Il s’agit d’un organe qui rassemblera les anciens chefs d’Etat n’assurant plus de fonction politique, les anciens Présidents de l’Assemblée Nationale, deux personnalités marquantes du pays, connues pour leur probité  et, un représentant de la chefferie. Le Président de l’instance sera nommé par le Chef de l’Etat.  Le Chef de l’Etat aura l’initiative de le  consulter, en cas de besoin, pour les grandes décisions, sur la manière d’aborder les problèmes et celle de conduire les hommes. Il ne s’imposera pas au Chef de l’Etat ; c’est ce dernier qui le convoquera quand il le jugera utile. Le Président de l’organe pourra toutefois suggérer une réunion   au Chef de l’Etat, au cas où il jugerait que la situation l’exige.
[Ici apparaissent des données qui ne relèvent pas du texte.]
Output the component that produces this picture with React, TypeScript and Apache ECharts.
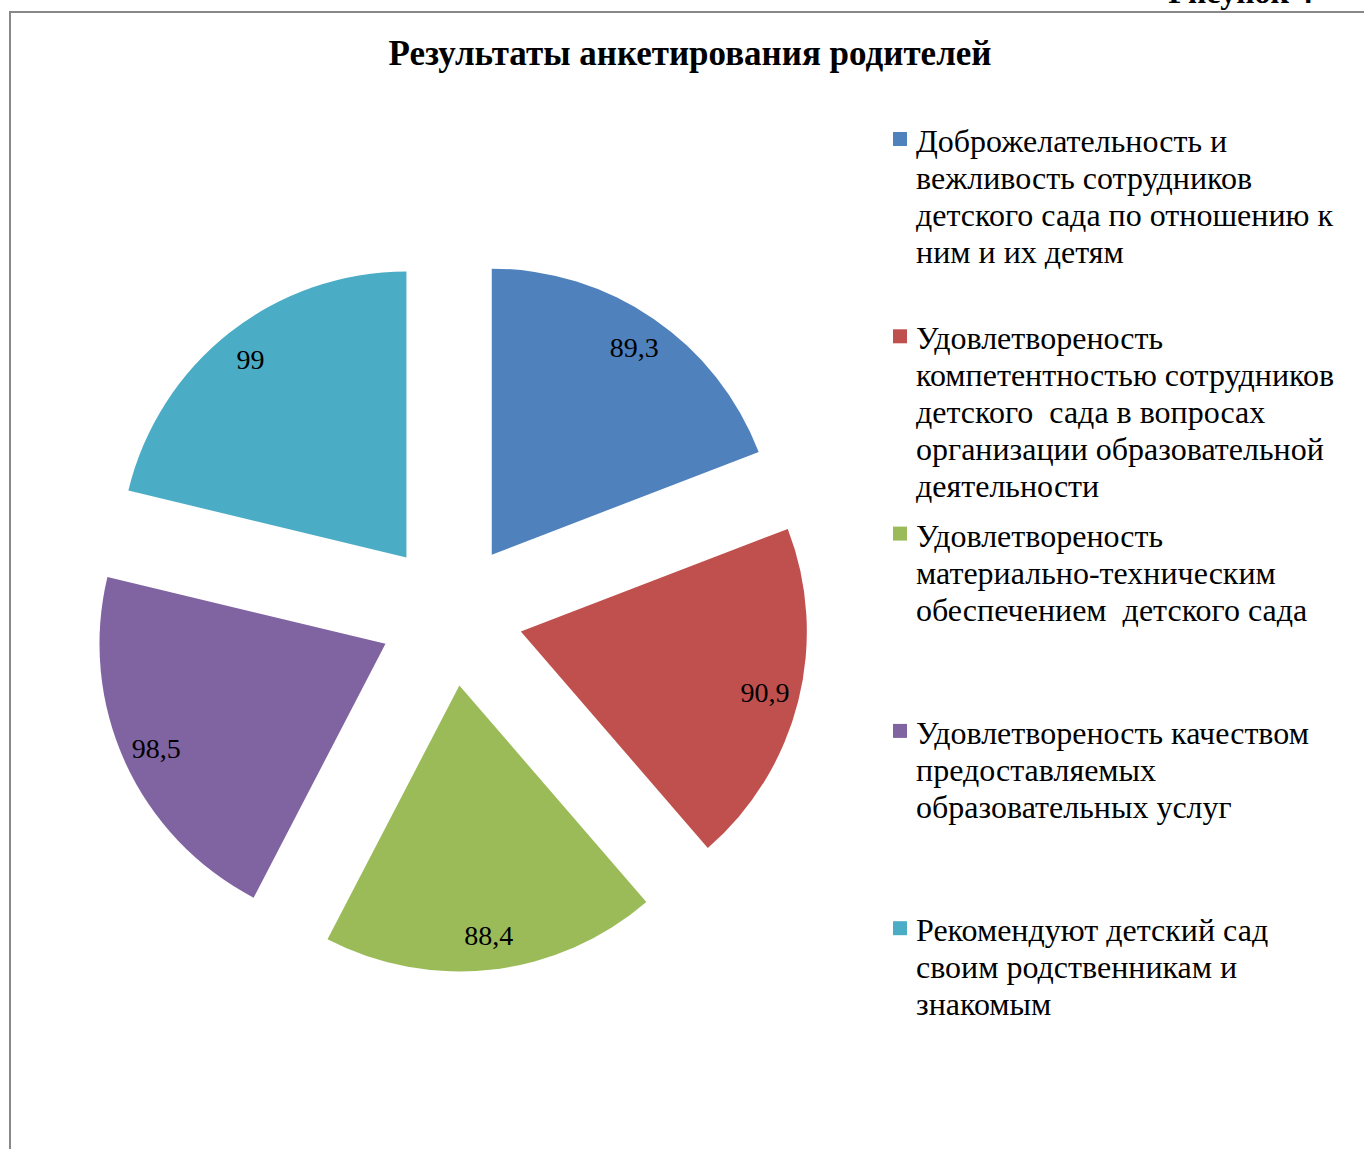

L’instance sera dénommé ‘’La Haute Autorité Morale’’ 

Que l’on ne vienne surtout pas nous dire que le Chef de l’Etat est déjà entouré de Conseillers. La réplique sera que  ceux-ci sont des techniciens et, aussi en définitive, des obligés du Chef de l’Etat. Il peut arriver qu’ils se trompent, notamment en ce qui concerne les stratégies à mener ; il peut arriver aussi qu’ils refrènent leur jugement, pour une raison ou une autre ; et c’est pour pallier, de quelque manière, cette situation que nous avons proposé qu’ils prêtent serment  à leur prise de fonction, mais nous craignons que cela ne suffise point  à les  libérer entièrement. Au reste, leurs conseils ne sont, généralement, que  d’ordre technique. Nous avons donc  besoin de cette Haute Autorité Morale, qui, au demeurant, sied parfaitement à nos valeurs fondamentales et  s’insère aisément dans notre civilisation. Un chef d’Etat, surtout dans un régime comme le nôtre, sans un Premier Ministre, Chef du Gouvernement, et avec des Conseillers en qui il peut ne plus avoir confiance, est seul ; tout seul. Il a besoin d’une autorité morale à ses côtés. Nous suggérons alors, que la Haute Autorité Morale soit inscrite dans la Constitution, de même que la Grande Médiation de la République.  Ces deux instances répondent bien à nos valeurs et à la manière dont nous conduisons nos affaires.